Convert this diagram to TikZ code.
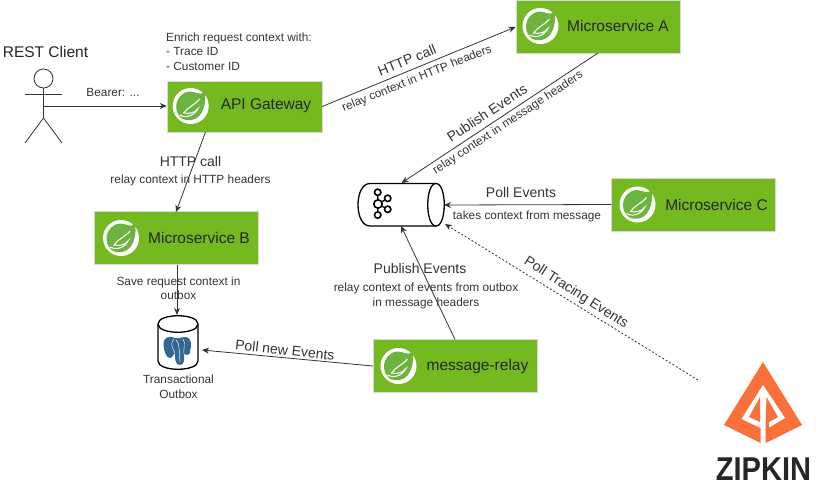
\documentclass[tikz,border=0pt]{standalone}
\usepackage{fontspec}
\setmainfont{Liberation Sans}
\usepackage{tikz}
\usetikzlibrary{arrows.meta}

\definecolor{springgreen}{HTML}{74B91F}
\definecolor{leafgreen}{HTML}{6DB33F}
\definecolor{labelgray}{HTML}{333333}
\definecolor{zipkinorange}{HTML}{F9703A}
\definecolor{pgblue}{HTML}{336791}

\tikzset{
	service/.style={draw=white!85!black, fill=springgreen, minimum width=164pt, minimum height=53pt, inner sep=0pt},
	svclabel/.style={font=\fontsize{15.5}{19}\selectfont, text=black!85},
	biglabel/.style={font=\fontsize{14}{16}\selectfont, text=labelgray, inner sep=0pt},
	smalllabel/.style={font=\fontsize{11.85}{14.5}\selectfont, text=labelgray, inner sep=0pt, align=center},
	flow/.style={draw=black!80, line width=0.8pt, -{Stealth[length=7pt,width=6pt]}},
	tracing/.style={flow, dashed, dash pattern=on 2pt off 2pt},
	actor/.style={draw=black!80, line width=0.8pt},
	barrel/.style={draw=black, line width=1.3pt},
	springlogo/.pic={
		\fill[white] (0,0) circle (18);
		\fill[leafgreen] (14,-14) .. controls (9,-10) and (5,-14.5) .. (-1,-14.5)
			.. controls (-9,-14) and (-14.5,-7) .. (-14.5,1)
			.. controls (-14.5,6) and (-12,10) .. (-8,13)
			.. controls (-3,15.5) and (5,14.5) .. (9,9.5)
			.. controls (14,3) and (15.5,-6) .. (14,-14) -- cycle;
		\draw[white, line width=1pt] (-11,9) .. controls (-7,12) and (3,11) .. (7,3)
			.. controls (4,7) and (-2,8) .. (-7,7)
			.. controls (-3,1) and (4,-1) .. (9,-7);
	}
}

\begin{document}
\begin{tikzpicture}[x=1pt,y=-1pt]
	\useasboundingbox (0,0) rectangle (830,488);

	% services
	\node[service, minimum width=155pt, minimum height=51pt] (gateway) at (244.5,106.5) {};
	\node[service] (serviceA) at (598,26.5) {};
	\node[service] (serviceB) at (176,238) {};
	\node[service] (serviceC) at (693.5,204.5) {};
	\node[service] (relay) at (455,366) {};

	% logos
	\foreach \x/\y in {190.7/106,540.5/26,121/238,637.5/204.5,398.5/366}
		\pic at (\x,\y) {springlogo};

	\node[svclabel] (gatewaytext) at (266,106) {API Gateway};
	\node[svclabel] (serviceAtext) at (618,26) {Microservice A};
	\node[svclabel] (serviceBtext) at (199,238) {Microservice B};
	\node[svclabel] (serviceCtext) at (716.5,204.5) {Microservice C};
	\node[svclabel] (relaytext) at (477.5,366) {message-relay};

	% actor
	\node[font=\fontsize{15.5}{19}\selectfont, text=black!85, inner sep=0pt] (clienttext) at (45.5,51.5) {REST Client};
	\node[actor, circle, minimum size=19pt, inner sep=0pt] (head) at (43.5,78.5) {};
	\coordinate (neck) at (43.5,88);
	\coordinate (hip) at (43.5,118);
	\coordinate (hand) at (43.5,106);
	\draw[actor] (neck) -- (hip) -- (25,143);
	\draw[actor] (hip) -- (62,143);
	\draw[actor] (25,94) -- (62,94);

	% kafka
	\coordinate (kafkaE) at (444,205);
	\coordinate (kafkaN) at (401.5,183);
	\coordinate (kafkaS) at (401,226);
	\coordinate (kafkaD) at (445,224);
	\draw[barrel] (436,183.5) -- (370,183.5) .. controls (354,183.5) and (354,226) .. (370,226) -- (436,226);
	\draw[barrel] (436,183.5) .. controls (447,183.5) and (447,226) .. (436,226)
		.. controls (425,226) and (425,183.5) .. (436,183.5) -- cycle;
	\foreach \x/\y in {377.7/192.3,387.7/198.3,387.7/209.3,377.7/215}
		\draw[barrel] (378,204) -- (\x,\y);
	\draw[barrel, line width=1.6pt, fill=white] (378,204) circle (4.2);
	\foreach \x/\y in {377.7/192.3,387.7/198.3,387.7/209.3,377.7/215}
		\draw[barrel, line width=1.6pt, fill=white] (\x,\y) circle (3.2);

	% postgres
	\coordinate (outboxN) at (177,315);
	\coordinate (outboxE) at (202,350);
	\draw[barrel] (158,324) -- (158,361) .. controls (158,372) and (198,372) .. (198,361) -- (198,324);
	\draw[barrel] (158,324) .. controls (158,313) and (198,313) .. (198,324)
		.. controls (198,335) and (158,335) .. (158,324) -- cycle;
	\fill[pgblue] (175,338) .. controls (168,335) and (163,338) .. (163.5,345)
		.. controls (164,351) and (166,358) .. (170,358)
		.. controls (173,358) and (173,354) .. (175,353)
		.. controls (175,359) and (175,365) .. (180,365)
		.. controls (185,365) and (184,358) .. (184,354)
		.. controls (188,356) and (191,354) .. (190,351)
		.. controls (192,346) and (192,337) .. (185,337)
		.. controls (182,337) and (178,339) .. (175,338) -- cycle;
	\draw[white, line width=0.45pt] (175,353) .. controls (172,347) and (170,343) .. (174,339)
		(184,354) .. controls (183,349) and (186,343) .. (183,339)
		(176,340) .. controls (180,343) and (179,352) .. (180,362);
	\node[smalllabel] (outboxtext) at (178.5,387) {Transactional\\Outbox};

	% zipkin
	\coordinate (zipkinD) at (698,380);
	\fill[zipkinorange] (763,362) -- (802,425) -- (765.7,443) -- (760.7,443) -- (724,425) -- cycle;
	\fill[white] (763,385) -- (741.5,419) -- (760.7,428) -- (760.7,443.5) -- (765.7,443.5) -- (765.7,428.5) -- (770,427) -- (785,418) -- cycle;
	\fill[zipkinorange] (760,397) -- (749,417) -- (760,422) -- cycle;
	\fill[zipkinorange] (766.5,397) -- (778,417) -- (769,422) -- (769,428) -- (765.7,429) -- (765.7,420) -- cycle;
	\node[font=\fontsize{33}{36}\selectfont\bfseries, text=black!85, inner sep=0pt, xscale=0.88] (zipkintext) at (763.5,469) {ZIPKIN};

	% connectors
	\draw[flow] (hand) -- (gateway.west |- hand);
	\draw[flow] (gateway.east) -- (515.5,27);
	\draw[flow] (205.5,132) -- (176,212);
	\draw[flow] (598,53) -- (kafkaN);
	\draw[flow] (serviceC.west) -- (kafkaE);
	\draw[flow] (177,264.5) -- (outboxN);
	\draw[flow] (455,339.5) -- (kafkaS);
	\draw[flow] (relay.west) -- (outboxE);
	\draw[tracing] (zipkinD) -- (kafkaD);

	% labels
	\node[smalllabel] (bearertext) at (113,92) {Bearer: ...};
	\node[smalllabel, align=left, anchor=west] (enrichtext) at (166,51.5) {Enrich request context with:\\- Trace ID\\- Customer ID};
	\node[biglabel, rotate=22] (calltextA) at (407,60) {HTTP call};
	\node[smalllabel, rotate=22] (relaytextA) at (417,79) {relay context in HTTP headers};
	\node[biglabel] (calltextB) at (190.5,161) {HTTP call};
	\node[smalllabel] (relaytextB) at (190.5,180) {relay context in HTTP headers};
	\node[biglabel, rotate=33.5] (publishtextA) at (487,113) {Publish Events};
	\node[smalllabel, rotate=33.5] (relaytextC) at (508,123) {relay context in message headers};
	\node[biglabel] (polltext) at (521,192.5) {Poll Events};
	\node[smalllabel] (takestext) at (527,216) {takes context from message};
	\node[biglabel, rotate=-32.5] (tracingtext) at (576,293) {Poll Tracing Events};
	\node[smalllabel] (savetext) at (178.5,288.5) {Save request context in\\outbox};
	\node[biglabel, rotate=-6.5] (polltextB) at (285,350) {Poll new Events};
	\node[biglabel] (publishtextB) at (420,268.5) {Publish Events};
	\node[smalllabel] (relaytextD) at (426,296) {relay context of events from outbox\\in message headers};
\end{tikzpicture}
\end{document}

***

**Stated problem**
Restate the data word for word from its first line through the line with "(relaytext) at (477.5,366)", leaving out any picture along the way.

**Complete output**
Convert this diagram to TikZ code.
\documentclass[tikz,border=0pt]{standalone}
\usepackage{fontspec}
\setmainfont{Liberation Sans}
\usepackage{tikz}
\usetikzlibrary{arrows.meta}

\definecolor{springgreen}{HTML}{74B91F}
\definecolor{leafgreen}{HTML}{6DB33F}
\definecolor{labelgray}{HTML}{333333}
\definecolor{zipkinorange}{HTML}{F9703A}
\definecolor{pgblue}{HTML}{336791}

\tikzset{
	service/.style={draw=white!85!black, fill=springgreen, minimum width=164pt, minimum height=53pt, inner sep=0pt},
	svclabel/.style={font=\fontsize{15.5}{19}\selectfont, text=black!85},
	biglabel/.style={font=\fontsize{14}{16}\selectfont, text=labelgray, inner sep=0pt},
	smalllabel/.style={font=\fontsize{11.85}{14.5}\selectfont, text=labelgray, inner sep=0pt, align=center},
	flow/.style={draw=black!80, line width=0.8pt, -{Stealth[length=7pt,width=6pt]}},
	tracing/.style={flow, dashed, dash pattern=on 2pt off 2pt},
	actor/.style={draw=black!80, line width=0.8pt},
	barrel/.style={draw=black, line width=1.3pt},
	springlogo/.pic={
		\fill[white] (0,0) circle (18);
		\fill[leafgreen] (14,-14) .. controls (9,-10) and (5,-14.5) .. (-1,-14.5)
			.. controls (-9,-14) and (-14.5,-7) .. (-14.5,1)
			.. controls (-14.5,6) and (-12,10) .. (-8,13)
			.. controls (-3,15.5) and (5,14.5) .. (9,9.5)
			.. controls (14,3) and (15.5,-6) .. (14,-14) -- cycle;
		\draw[white, line width=1pt] (-11,9) .. controls (-7,12) and (3,11) .. (7,3)
			.. controls (4,7) and (-2,8) .. (-7,7)
			.. controls (-3,1) and (4,-1) .. (9,-7);
	}
}

\begin{document}
\begin{tikzpicture}[x=1pt,y=-1pt]
	\useasboundingbox (0,0) rectangle (830,488);

	% services
	\node[service, minimum width=155pt, minimum height=51pt] (gateway) at (244.5,106.5) {};
	\node[service] (serviceA) at (598,26.5) {};
	\node[service] (serviceB) at (176,238) {};
	\node[service] (serviceC) at (693.5,204.5) {};
	\node[service] (relay) at (455,366) {};

	% logos
	\foreach \x/\y in {190.7/106,540.5/26,121/238,637.5/204.5,398.5/366}
		\pic at (\x,\y) {springlogo};

	\node[svclabel] (gatewaytext) at (266,106) {API Gateway};
	\node[svclabel] (serviceAtext) at (618,26) {Microservice A};
	\node[svclabel] (serviceBtext) at (199,238) {Microservice B};
	\node[svclabel] (serviceCtext) at (716.5,204.5) {Microservice C};
	\node[svclabel] (relaytext) at (477.5,366) {message-relay};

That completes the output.